Hi! I work at hCaptcha (we handle the CF captchas), and to respond specifically: audio is inaccessible for those with visual and auditory processing issues, as well as being broken by ML techniques. Not to project, but we suspect this is why Google turns it off if your browser looks at all suspicious.
While Privacy Pass is not perfect, we are working towards getting better. I'm not in the product flow for accessibility, but if you have ideas outside of audio that you believe would be able to distinguish between yourself and a robot, I'd be happy to discuss via email to ensure that we can get a solution for you and anyone who can reasonably interact with a computer.
eta: you can email me directly at work via: josiah@intuitionmachines.com
Audio captchas are considered broken completely (search for various papers over the past decade, including one from CMU), so it has limited usefulness only in a very narrow context in practice. I suspect this is a harbinger of things to come - as we close the gap on passing the Turing test, captchas are likely to get less effective, and we will need to transition to a very different solution for bot detection.
often it's easier to just use a website as api instead of using some broken xml nightmare that requires knowledge of the database tables.

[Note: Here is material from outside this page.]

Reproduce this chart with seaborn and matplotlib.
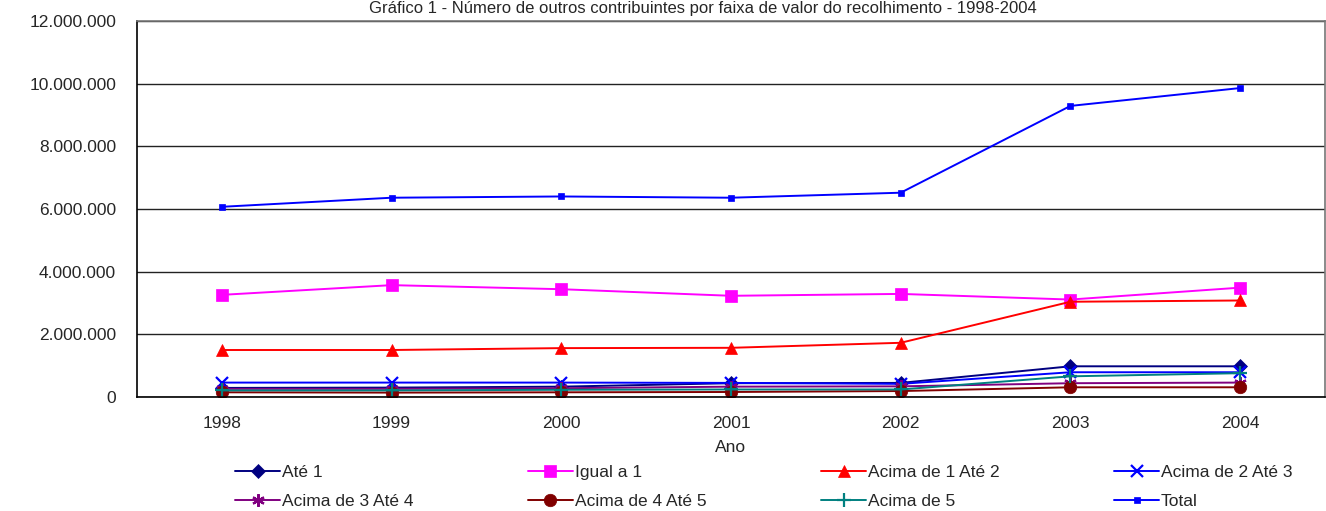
import numpy as np
import pandas as pd
import matplotlib
matplotlib.use("Agg")
import matplotlib.pyplot as plt
import seaborn as sns
from matplotlib.ticker import FuncFormatter, FixedLocator

# Data (in units)
anos = ["1998", "1999", "2000", "2001", "2002", "2003", "2004"]
ate_1 = [290000, 300000, 330000, 440000, 450000, 980000, 980000]
igual_a_1 = [3260000, 3570000, 3440000, 3230000, 3290000, 3110000, 3490000]
acima_1_ate_2 = [1500000, 1500000, 1560000, 1570000, 1730000, 3040000, 3080000]
acima_2_ate_3 = [460000, 460000, 460000, 450000, 420000, 790000, 790000]
acima_3_ate_4 = [260000, 260000, 280000, 330000, 340000, 440000, 460000]
acima_4_ate_5 = [150000, 140000, 150000, 160000, 190000, 310000, 310000]
acima_5 = [210000, 210000, 230000, 240000, 240000, 660000, 760000]
total = [6070000, 6360000, 6400000, 6360000, 6520000, 9290000, 9860000]

series = [
    ("Até 1", ate_1, "#000080", "D", 7),
    ("Igual a 1", igual_a_1, "#FF00FF", "s", 9),
    ("Acima de 1 Até 2", acima_1_ate_2, "#FF0000", "^", 9),
    ("Acima de 2 Até 3", acima_2_ate_3, "#0000FF", "x", 9),
    ("Acima de 3 Até 4", acima_3_ate_4, "#800080", (6, 2, 0), 9),
    ("Acima de 4 Até 5", acima_4_ate_5, "#800000", "o", 9),
    ("Acima de 5", acima_5, "#008080", "+", 10),
    ("Total", total, "#0000FF", "s", 4.5),
]

sns.set_style("white")
plt.rcParams["font.family"] = ["Liberation Sans", "DejaVu Sans"]

fig = plt.figure(figsize=(13.26, 5.11), dpi=100)
ax = fig.add_axes([137 / 1326, 1 - 397 / 511, 1188 / 1326, 376 / 511])

x = np.arange(len(anos))
for nome, vals, cor, mk, ms in series:
    sns.lineplot(x=x, y=vals, ax=ax, color=cor, marker=mk, markersize=ms,
                 markeredgecolor=cor, markeredgewidth=1.6 if mk in ("x", "+", (6, 2, 0)) else 0.5,
                 linewidth=1.4, label=nome)

ax.set_xlim(-0.5, len(anos) - 0.5)
ax.set_ylim(0, 12000000)
ax.set_yticks(np.arange(0, 12000001, 2000000))
ax.yaxis.set_major_formatter(FuncFormatter(lambda v, p: f"{v:,.0f}".replace(",", ".")))
ax.set_xticks(x)
ax.set_xticklabels(anos)
ax.xaxis.set_minor_locator(FixedLocator(np.arange(0.5, len(anos) - 0.5, 1.0)))
ax.tick_params(axis="x", which="major", length=0, pad=14, labelsize=12.5)
ax.tick_params(axis="x", which="minor", length=6, width=1, color="black", direction="out")
ax.tick_params(axis="y", length=5, width=1, color="black", direction="out", pad=10, labelsize=12.5)
ax.grid(axis="y", color="#222222", linewidth=1)
ax.grid(axis="x", visible=False)

for s in ["left", "bottom"]:
    ax.spines[s].set_color("black")
    ax.spines[s].set_linewidth(1.2)
for s in ["top", "right"]:
    ax.spines[s].set_color("#777777")
    ax.spines[s].set_linewidth(1.2)

ax.set_xlabel("Ano", fontsize=12.5, labelpad=6)
ax.set_ylabel("")

fig.text(0.53, 1 - 1 / 511,
         "Gráfico 1 - Número de outros contribuintes por faixa de valor do recolhimento - 1998-2004",
         ha="center", va="top", fontsize=12)

# legend row by row (matplotlib fills columns first)
handles, labels = ax.get_legend_handles_labels()
ax.legend_.remove()
ordem = [0, 4, 1, 5, 2, 6, 3, 7]
fig.legend([handles[i] for i in ordem], [labels[i] for i in ordem], ncol=4, loc="upper left",
           bbox_to_anchor=(228 / 1326, 1 - 458 / 511), frameon=False,
           fontsize=12.5, handlelength=2.6, handletextpad=0.1,
           columnspacing=6.6, labelspacing=0.8, borderaxespad=0)

fig.savefig("out.png", dpi=100)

If the concern is rate limiting then just rate limit the website. And if you don't like people operating websites with bots then I don't know, maybe stop making websites.
Easy proxying means rate limiting doesn’t really help all that much to defeat bots. And then if you do something like blocking or severely restricting something like Tor (the world's largest open proxy and hence, primary abusive traffic source; something which it would make sense to throw extra bot walls in front of), privacy and accessibility advocates jump down your throat.
This is a no-win situation. I’m not convinced it’s possible to have ones cake and eat it too, here. Someone upthread said “security, privacy, accessibility, pick any two”, and I have yet to see any evidence of a third option.
I think you do not understand why website owners use captcha. Website owners use captcha services, because doing so saves money for them.
Captcha will stop saving money, if the captcha becomes so ineffective that the short-term and the long-term downside (annoying users who are subjected to captcha) exceeds the cost saving ("cost" here is potentially many different things - it could be quality of service for normal users, it could be opportunity cost, it could be the cost of serving the traffic like network bandwidth or cpu or database capacity).
Yes there are subset of people with visual problems who also have auditory problems, that does not mean you should not support the ones with vision only problems.
Are there not "ML techniques" for visual captchas too ?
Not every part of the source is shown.